Goldman Sachs’ Paul Young and Caleb Heiner have taken a stab, modelling Taylor’s development capex at US$2.25b. They think the February half year results release could an opportune time for the FID.

However, they say S32, which bears a neutral rating and $3.20 price target (down from $3.30), is well placed to fund Hermosa.

“We forecast net debt of ~US$650mn and <0.5x leverage at end of FY24 with S32 well positioned to fund the Hermosa project,” they said in a note.

“Although Hermosa was recently written down, we see attractive exploration upside at the Taylor deposit and the Peake prospect. Also, we don’t include the Sierra Gorda brownfields projects (4th milling line & oxide projects) in our base case, or the copper/gold/cobalt project from the Ambler Metals JV in Alaska.”

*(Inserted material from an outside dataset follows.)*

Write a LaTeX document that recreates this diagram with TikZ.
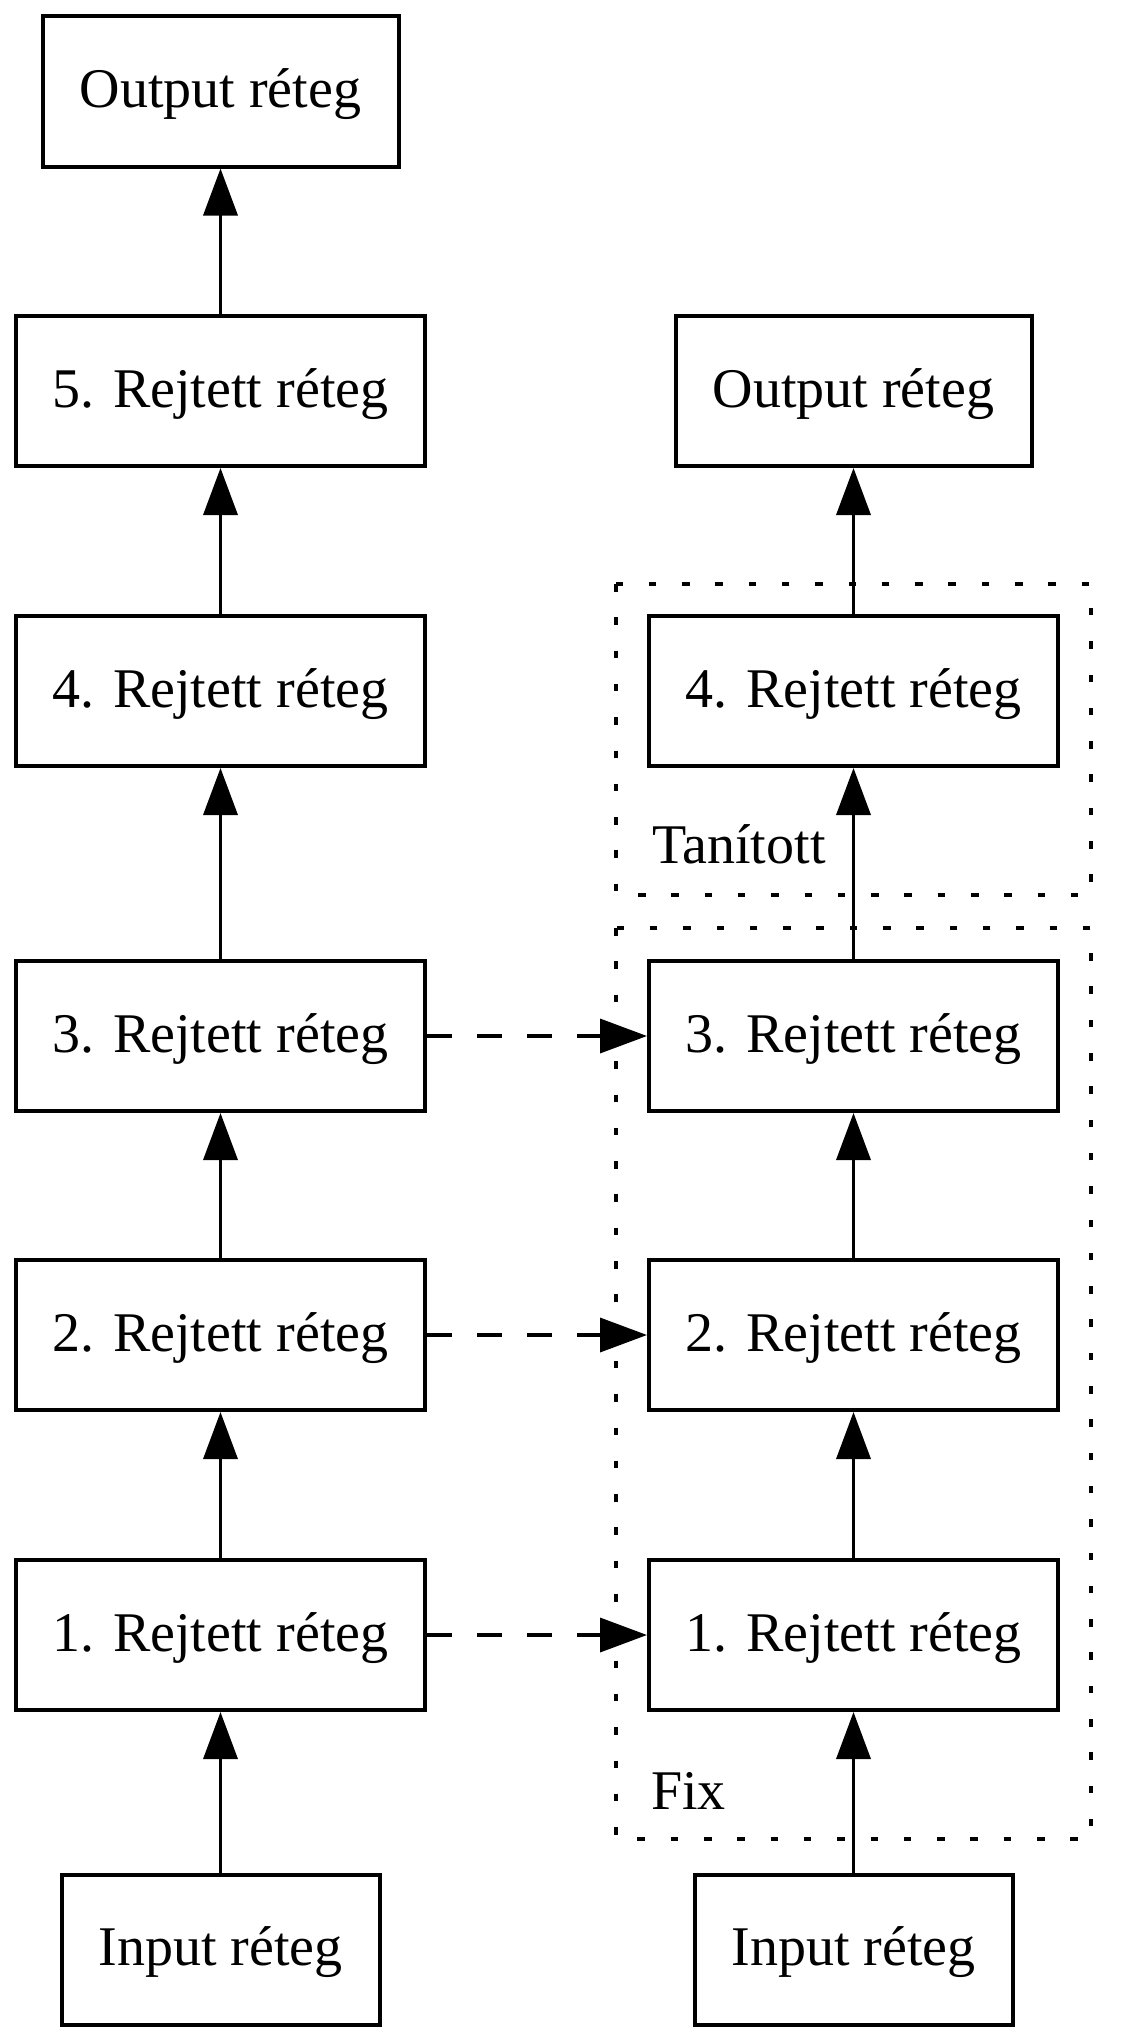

Lynas runs hot on Malaysian licence win

S32 was down 1.53% today as the broader materials sector rose 0.85%, powered by battery metals stocks. Lithium producer Pilbara Minerals (ASX:PLS) was up almost 6%, while Lynas Rare Earths (ASX:LYC) surged 12% as it won a variation to its operating licence that will allow it to import and process radioactive lanthanide concentrate from WA at its Malaysian processing plant until March 2 2026.

It had previously faced a ban on lanthanide concentrate imports from its Mt Weld mine to its Kuantan separation facility as of the end of 2023.

Lynas is completing works to expand its downstream separating capacity, aided with the completion of a new plant in Kalgoorlie, to 10,500tpa of NdPr, with production rates expected to lift from 300t per month in the March quarter to 750tpm in the June quarter.

“As the leading producer of rare earths outside of China, Malaysia plays an important role in the global rare earths supply chain. This decision provides a strong foundation for further development of the Malaysian rare earths industry,” Lynas CEO Amanda Lacaze said.

“Lynas deeply values our people and communities in Malaysia who recognise that Lynas Malaysia is an excellent employer and a safe and responsible community member, as demonstrated by our over 10 years of safe operation.

“Lynas thanks our people and our local communities for their ongoing support. Lynas has invested over RM3 billion in Malaysia over the past twelve years and contributed over RM4.8billion to Malaysia’s GDP. We look forward to continuing to contribute to the development of the rare earths industry in Malaysia.”